La storia inizia il 1° maggio del 2003, con l'insediamento alla guida dell'Iraq del proconsole statunitense Paul Bremer, dopo la deposizione di Saddam Hussein. Bremer costituisce la Coalition Provisional Authority (CPA, ora dissolta) che vara il nuovo assetto costituzionale iraqueno, composto tra l'altro di 100 ordinanze (orders) per la ricostruzione del sistema economico iraqueno e la gestione delle sue risorse.
Il leit motiv della nuova politica economica iraquena, come emerge dalle ordinanze, è la privatizzazione delle risorse di stato, non escluso il petrolio, che verrà prodotto e distribuito da multinazionali, sopratutto statunitensi, facendo quindi le veci della compagnia petrolifera di stato iraquena. Grazie al PSA, il Production sharing agreement, letteralmente "accordi di condivisione della produzione", il monopolio del greggio iraqueno sarà delle multinazionali estere per i prossimi 30 / 40 anni, con perdite da 2 a 7 volte il budget nazionale dell'Iraq.
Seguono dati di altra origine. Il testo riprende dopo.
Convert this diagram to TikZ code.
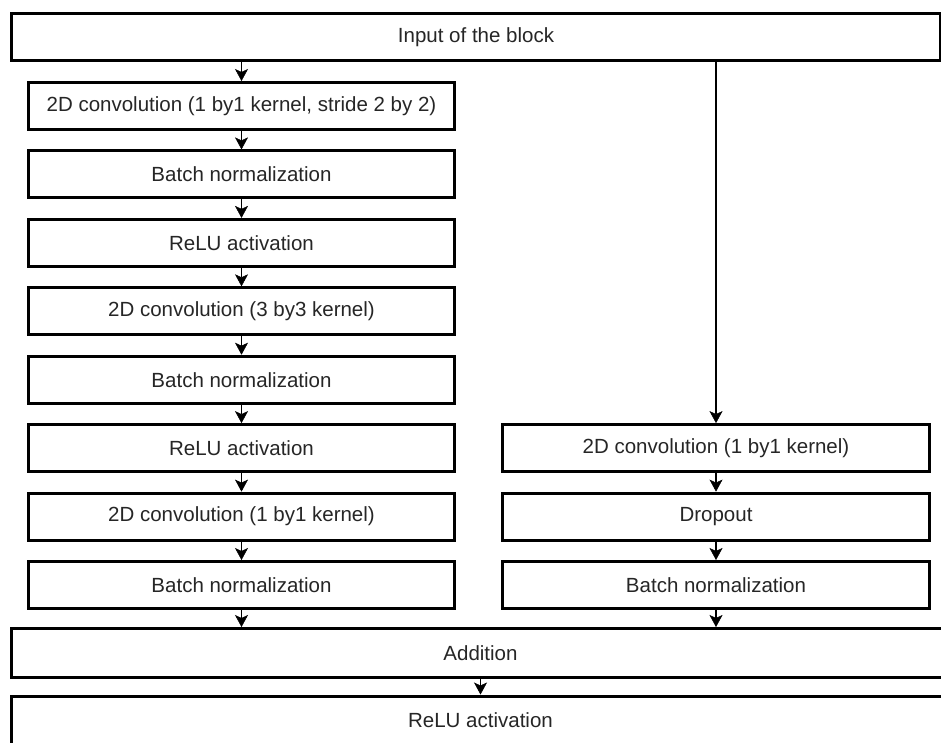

Ma c'è di più: a prender parte della svendita del petrolio iraqueno c'è l'ENI, ancora una volta all'apice delle cronache dopo il rapimento dei tecnici in Darfur e gli interessi a Nassirya.
E' per questo numerose ONG e associazioni, tra cui Un Ponte Per, CRBM, AMISNET (che avanza anche delle proposte su una gestione alternativa del petrolio iraqueno) chiedono di firmare la petizione online al ministro dell'economia Padoa Schioppa per chiedere che l'Italia, tramite l'ENI che è di proprietà statale per il 32%, si dissoci dal saccheggio delle risorse petrolifere iraquene.
Ancora una volta arriva la conferma che il sistema economico vigente, nel suo tentativo di monopolio delle risorse naturali, sta alla base dei conflitti mondiali, da cui si potrà uscire non solo con difficili manovre politiche (l'Italia ne è un esempio lampante), ma prima di tutto con la diffusione di un modello alternativo di sviluppo, come propone la Campagna per la riforma della Banca Mondiale.